Vice Squad
Saturday, April 03, 2004
 
George Carlin on Obscenity


The comedian George Carlin has a place in the history of regulation of obscenity thanks to his monologue "Seven Words You Can Never Say on Television." A daytime radio broadcast of this monologue led to a US Supreme Court case, FCC v. PACIFICA FOUNDATION, 438 U.S. 726 (1978), the decision in which cleared the way for FCC regulation of indecent though not necessarily obscene material in broadcasting -- a rather timely topic, of course. Carlin was interviewed in Salon recently; here's a brief excerpt:

"I have never seen any sort of study or even an informal body of opinion that thinks these words alone are somehow morally corrupting, that the words do any damage. What they do in many cases is they have a potential of embarrassing the parents because they know they don't want their kids to say them in front of the neighbors.
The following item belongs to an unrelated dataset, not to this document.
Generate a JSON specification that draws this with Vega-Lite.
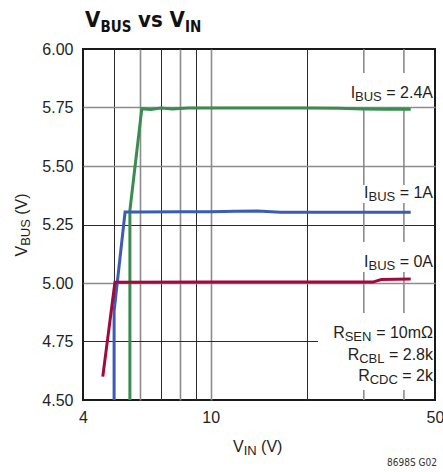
{
  "$schema": "https://vega.github.io/schema/vega-lite/v6.json",
  "width": 352,
  "height": 351,
  "autosize": {"type": "none"},
  "padding": {"left": 83, "top": 49, "right": 8, "bottom": 72},
  "background": "white",
  "config": {"view": {"stroke": "#1a1a1a", "strokeWidth": 2}, "font": "Liberation Sans", "text": {"font": "Liberation Sans", "color": "#231f20", "baseline": "alphabetic", "fontSize": 16}},
  "data": {"values": [{}]},
  "datasets": {
    "curves": [
      {"s": "2.4A", "k": 1, "vin": 5.6, "vbus": 4.5},
      {"s": "2.4A", "k": 2, "vin": 5.6, "vbus": 5.31},
      {"s": "2.4A", "k": 3, "vin": 6.1, "vbus": 5.745},
      {"s": "2.4A", "k": 4, "vin": 6.5, "vbus": 5.742},
      {"s": "2.4A", "k": 5, "vin": 7.0, "vbus": 5.748},
      {"s": "2.4A", "k": 6, "vin": 7.6, "vbus": 5.744},
      {"s": "2.4A", "k": 7, "vin": 8.5, "vbus": 5.748},
      {"s": "2.4A", "k": 8, "vin": 10, "vbus": 5.748},
      {"s": "2.4A", "k": 9, "vin": 15, "vbus": 5.748},
      {"s": "2.4A", "k": 10, "vin": 20, "vbus": 5.748},
      {"s": "2.4A", "k": 11, "vin": 25, "vbus": 5.747},
      {"s": "2.4A", "k": 12, "vin": 30, "vbus": 5.744},
      {"s": "2.4A", "k": 13, "vin": 35, "vbus": 5.742},
      {"s": "2.4A", "k": 14, "vin": 38, "vbus": 5.744},
      {"s": "2.4A", "k": 15, "vin": 42, "vbus": 5.742},
      {"s": "1A", "k": 1, "vin": 5.0, "vbus": 4.5},
      {"s": "1A", "k": 2, "vin": 5.0, "vbus": 4.88},
      {"s": "1A", "k": 3, "vin": 5.41, "vbus": 5.303},
      {"s": "1A", "k": 4, "vin": 6, "vbus": 5.303},
      {"s": "1A", "k": 5, "vin": 8, "vbus": 5.304},
      {"s": "1A", "k": 6, "vin": 10, "vbus": 5.305},
      {"s": "1A", "k": 7, "vin": 12, "vbus": 5.307},
      {"s": "1A", "k": 8, "vin": 14, "vbus": 5.308},
      {"s": "1A", "k": 9, "vin": 16.5, "vbus": 5.302},
      {"s": "1A", "k": 10, "vin": 20, "vbus": 5.302},
      {"s": "1A", "k": 11, "vin": 30, "vbus": 5.302},
      {"s": "1A", "k": 12, "vin": 42, "vbus": 5.302},
      {"s": "0A", "k": 1, "vin": 4.61, "vbus": 4.6},
      {"s": "0A", "k": 2, "vin": 5.03, "vbus": 5.003},
      {"s": "0A", "k": 3, "vin": 10, "vbus": 5.004},
      {"s": "0A", "k": 4, "vin": 20, "vbus": 5.004},
      {"s": "0A", "k": 5, "vin": 32, "vbus": 5.004},
      {"s": "0A", "k": 6, "vin": 34, "vbus": 5.015},
      {"s": "0A", "k": 7, "vin": 42, "vbus": 5.017}
    ],
    "vgrid": [
      {"vin": 30, "vbus": 6.0, "vbus2": 5.897},
      {"vin": 30, "vbus": 5.75, "vbus2": 5.419},
      {"vin": 30, "vbus": 5.342, "vbus2": 5.175},
      {"vin": 30, "vbus": 5.047, "vbus2": 4.872},
      {"vin": 30, "vbus": 4.543, "vbus2": 4.5},
      {"vin": 40, "vbus": 6.0, "vbus2": 5.897},
      {"vin": 40, "vbus": 5.75, "vbus2": 5.419},
      {"vin": 40, "vbus": 5.342, "vbus2": 5.175},
      {"vin": 40, "vbus": 5.047, "vbus2": 4.872},
      {"vin": 40, "vbus": 4.543, "vbus2": 4.5}
    ],
    "hgrid": [
      {"vbus": 4.75, "vin": 4, "vin2": 21.6}
    ]
  },
  "layer": [
    {
      "data": {"name": "vgrid"},
      "mark": {"type": "rule", "color": "#8c8c8c", "strokeWidth": 1.6},
      "encoding": {
        "x": {
          "field": "vin", "type": "quantitative",
          "scale": {"type": "log", "domain": [4, 50], "nice": false},
          "axis": {
            "values": [4, 5, 6, 7, 8, 9, 10, 20, 30, 40, 50],
            "labelExpr": "datum.value == 4 ? '4' : datum.value == 10 ? '10' : datum.value == 50 ? '50' : ''",
            "title": null, "grid": true, "ticks": false, "domain": false,
            "labelFontSize": 16, "labelColor": "#231f20", "labelPadding": 9,
            "labelFont": "Liberation Sans", "labelFlush": false, "labelOverlap": false,
            "gridColor": {"condition": {"test": "datum.value == 6 || datum.value == 8 || datum.value == 10", "value": "#8c8c8c"}, "value": "#2a2a2a"},
            "gridWidth": {"condition": {"test": "datum.value == 6 || datum.value == 8 || datum.value == 10", "value": 1.6}, "value": 1},
            "gridOpacity": {"condition": {"test": "datum.value == 4 || datum.value == 30 || datum.value == 40 || datum.value == 50", "value": 0}, "value": 1}
          }
        },
        "y": {
          "field": "vbus", "type": "quantitative",
          "scale": {"domain": [4.5, 6], "nice": false, "zero": false},
          "axis": {
            "values": [4.5, 4.75, 5, 5.25, 5.5, 5.75, 6],
            "format": ".2f", "title": null, "ticks": false, "domain": false,
            "labelFontSize": 16, "labelColor": "#231f20", "labelPadding": 10,
            "labelFont": "Liberation Sans", "labelFlush": false,
            "gridColor": {"condition": {"test": "datum.value == 5.25", "value": "#2a2a2a"}, "value": "#8c8c8c"},
            "gridWidth": {"condition": {"test": "datum.value == 5.25", "value": 1}, "value": 1.6},
            "gridOpacity": {"condition": {"test": "datum.value == 4.5 || datum.value == 4.75 || datum.value == 6", "value": 0}, "value": 1}
          }
        },
        "y2": {"field": "vbus2"}
      }
    },
    {
      "data": {"name": "hgrid"},
      "mark": {"type": "rule", "color": "#2a2a2a", "strokeWidth": 1},
      "encoding": {
        "y": {"field": "vbus", "type": "quantitative"},
        "x": {"field": "vin", "type": "quantitative"},
        "x2": {"field": "vin2"}
      }
    },
    {
      "data": {"name": "curves"},
      "mark": {"type": "line", "strokeWidth": 3},
      "encoding": {
        "x": {"field": "vin", "type": "quantitative"},
        "y": {"field": "vbus", "type": "quantitative"},
        "order": {"field": "k", "type": "quantitative"},
        "color": {"field": "s", "type": "nominal", "scale": {"domain": ["1A", "2.4A", "0A"], "range": ["#3b5bb5", "#3a8c50", "#a00a3c"]}, "legend": null}
      }
    },
    {"mark": {"type": "text", "text": "V", "align": "left", "dx": 2, "dy": -22, "fontSize": 22, "fontWeight": "bold", "font": "DejaVu Sans Condensed", "color": "#111"}, "encoding": {"x": {"datum": 4}, "y": {"datum": 6}}},
    {"mark": {"type": "text", "text": "BUS", "align": "left", "dx": 17.5, "dy": -17, "fontSize": 15, "fontWeight": "bold", "font": "DejaVu Sans Condensed", "color": "#111"}, "encoding": {"x": {"datum": 4}, "y": {"datum": 6}}},
    {"mark": {"type": "text", "text": "vs V", "align": "left", "dx": 55, "dy": -22, "fontSize": 22, "fontWeight": "bold", "font": "DejaVu Sans Condensed", "color": "#111"}, "encoding": {"x": {"datum": 4}, "y": {"datum": 6}}},
    {"mark": {"type": "text", "text": "IN", "align": "left", "dx": 102, "dy": -17, "fontSize": 15, "fontWeight": "bold", "font": "DejaVu Sans Condensed", "color": "#111"}, "encoding": {"x": {"datum": 4}, "y": {"datum": 6}}},

    {"mark": {"type": "text", "text": "V", "align": "left", "angle": 270, "dx": 0, "dy": -56, "fontSize": 16}, "encoding": {"x": {"datum": 4}, "y": {"datum": 5.113}}},
    {"mark": {"type": "text", "text": "BUS", "align": "left", "angle": 270, "dx": 10.7, "dy": -53, "fontSize": 13}, "encoding": {"x": {"datum": 4}, "y": {"datum": 5.113}}},
    {"mark": {"type": "text", "text": "(V)", "align": "left", "angle": 270, "dx": 41.8, "dy": -56, "fontSize": 16}, "encoding": {"x": {"datum": 4}, "y": {"datum": 5.113}}},

    {"mark": {"type": "text", "text": "V", "align": "left", "dx": 150, "dy": 52, "fontSize": 16}, "encoding": {"x": {"datum": 4}, "y": {"datum": 4.5}}},
    {"mark": {"type": "text", "text": "IN", "align": "left", "dx": 160.7, "dy": 55, "fontSize": 13}, "encoding": {"x": {"datum": 4}, "y": {"datum": 4.5}}},
    {"mark": {"type": "text", "text": "(V)", "align": "left", "dx": 178.1, "dy": 52, "fontSize": 16}, "encoding": {"x": {"datum": 4}, "y": {"datum": 4.5}}},

    {"mark": {"type": "text", "text": "8698S G02", "align": "right", "dx": 2, "dy": 66, "fontSize": 10, "font": "DejaVu Sans Condensed", "color": "#333"}, "encoding": {"x": {"datum": 50}, "y": {"datum": 4.5}}},

    {"mark": {"type": "text", "text": " = 2.4A", "align": "right", "dx": -2, "fontSize": 16}, "encoding": {"x": {"datum": 50}, "y": {"datum": 5.79}}},
    {"mark": {"type": "text", "text": "BUS", "align": "right", "dx": -53.2, "dy": 3, "fontSize": 13}, "encoding": {"x": {"datum": 50}, "y": {"datum": 5.79}}},
    {"mark": {"type": "text", "text": "I", "align": "right", "dx": -79.9, "fontSize": 16}, "encoding": {"x": {"datum": 50}, "y": {"datum": 5.79}}},

    {"mark": {"type": "text", "text": " = 1A", "align": "right", "dx": -2, "fontSize": 16}, "encoding": {"x": {"datum": 50}, "y": {"datum": 5.362}}},
    {"mark": {"type": "text", "text": "BUS", "align": "right", "dx": -39.8, "dy": 3, "fontSize": 13}, "encoding": {"x": {"datum": 50}, "y": {"datum": 5.362}}},
    {"mark": {"type": "text", "text": "I", "align": "right", "dx": -66.5, "fontSize": 16}, "encoding": {"x": {"datum": 50}, "y": {"datum": 5.362}}},

    {"mark": {"type": "text", "text": " = 0A", "align": "right", "dx": -2, "fontSize": 16}, "encoding": {"x": {"datum": 50}, "y": {"datum": 5.07}}},
    {"mark": {"type": "text", "text": "BUS", "align": "right", "dx": -39.8, "dy": 3, "fontSize": 13}, "encoding": {"x": {"datum": 50}, "y": {"datum": 5.07}}},
    {"mark": {"type": "text", "text": "I", "align": "right", "dx": -66.5, "fontSize": 16}, "encoding": {"x": {"datum": 50}, "y": {"datum": 5.07}}},

    {"mark": {"type": "text", "text": " = 10mΩ", "align": "right", "dx": -2, "fontSize": 16}, "encoding": {"x": {"datum": 50}, "y": {"datum": 4.764}}},
    {"mark": {"type": "text", "text": "SEN", "align": "right", "dx": -63.6, "dy": 3, "fontSize": 13}, "encoding": {"x": {"datum": 50}, "y": {"datum": 4.764}}},
    {"mark": {"type": "text", "text": "R", "align": "right", "dx": -90.3, "fontSize": 16}, "encoding": {"x": {"datum": 50}, "y": {"datum": 4.764}}},

    {"mark": {"type": "text", "text": " = 2.8k", "align": "right", "dx": -2, "fontSize": 16}, "encoding": {"x": {"datum": 50}, "y": {"datum": 4.671}}},
    {"mark": {"type": "text", "text": "CBL", "align": "right", "dx": -50.5, "dy": 3, "fontSize": 13}, "encoding": {"x": {"datum": 50}, "y": {"datum": 4.671}}},
    {"mark": {"type": "text", "text": "R", "align": "right", "dx": -75.8, "fontSize": 16}, "encoding": {"x": {"datum": 50}, "y": {"datum": 4.671}}},

    {"mark": {"type": "text", "text": " = 2k", "align": "right", "dx": -2, "fontSize": 16}, "encoding": {"x": {"datum": 50}, "y": {"datum": 4.582}}},
    {"mark": {"type": "text", "text": "CDC", "align": "right", "dx": -37.1, "dy": 3, "fontSize": 13}, "encoding": {"x": {"datum": 50}, "y": {"datum": 4.582}}},
    {"mark": {"type": "text", "text": "R", "align": "right", "dx": -65.3, "fontSize": 16}, "encoding": {"x": {"datum": 50}, "y": {"datum": 4.582}}}
  ]
}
I don't know that there's ever been any evidence shown that that father in the car who reported the "Seven Dirty Words" -- by the way, that name was what the L.A. Times called it, I never used the word "dirty," I called it "Seven Words You Can Never Say on Television" and I didn't like them called dirty because that was my argument: that they weren't. But anyway, they are now. So that father and that son sat there. I believe he belonged to something called Morals in Media. They didn't turn that off. They weren't appalled. They weren't shocked into turning the radio off or changing the station. He let the child listen, and he listened, and my assumption is that neither of the two were morally corrupted or injured in any way by this experience. They were actually exposed to the words and what damage did they do?"